The play is illustrated with multimedia projections.

Katherine Brann Fredricks has written, produced and directed two feature documentaries, "The Price of the Pines" (co-produced with Canada's Banff Center for the Arts) and "The Yavapai Story" (which aired on national cable TV, won a Bronze Apple at the National Educational Video & Film Festival and screened at New York's Museum of Modern Art.) She is also a playwright who has had four musicals in the Planet Connections Theatre Festivity in the last five years. Of these, two won awards for Outstanding Music & Lyrics. Together, the four shows won or were nominated for 26 other awards. She adapted "Occasion for Sin" (2017) from the writings of St. Teresa of Avila in collaboration with Grammy Award winning composer Oriente Lopez. "Nix" (20165) was adapted from "Hamlet" with composer Massimo Malavasi. "Black Hole Wedding" (2015) was adapted from the Ramayana with composer Paul Nelson. "Walden" (2013) was adapted from Thoreau with composer Bert Draesel. A fifth musical, "Divine Chaos," composed by Lily Swan and Joe McCanna, has been produced in regional theaters. She is a member of The Dramatists Guild. ( https://katherine-b-fredricks.squarespace.com)

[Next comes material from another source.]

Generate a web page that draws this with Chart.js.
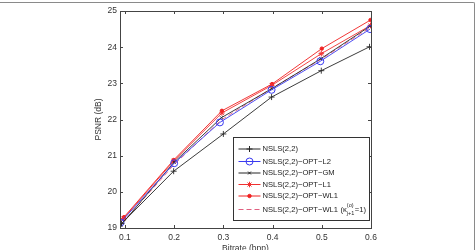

Adam Chisnall won Best Director at the 2017 Planet Connections Theatre Festivity Awards. He is a director, actor and emcee. He recently directed "Dead Brains" and "Umbilical" at The Clemente Center. Other directing credits include "Sodd and Gomm" (Venus/Adonis Theatre Festival), "Mrs. Lee's Yellow Cat" (Gallery Players), "The Progressives" (The Network), "Happy Hamster Birthday" (LeelaNYC Theatre Festival), "War Is A Picnic" (Thespian Productions), "Pop Goes the Weasel" (Strawberry One Act) and "Murder Needs Company" (The Gallery Players). He was Assistant Director of "Clover" by Erik When at La MaMa and "The Vanity," a musical melodrama inspired by "The Portrait of Dorian Gray,"on Theatre Row. Chisnall directed "Emerson at Big Mart" for Planet Connections, winning Best Director of a Short Play/One Act or Solo Show. He is a line producer for the New Works Series with The New York Theatre Barm and creator of The One Act Comedy Fest.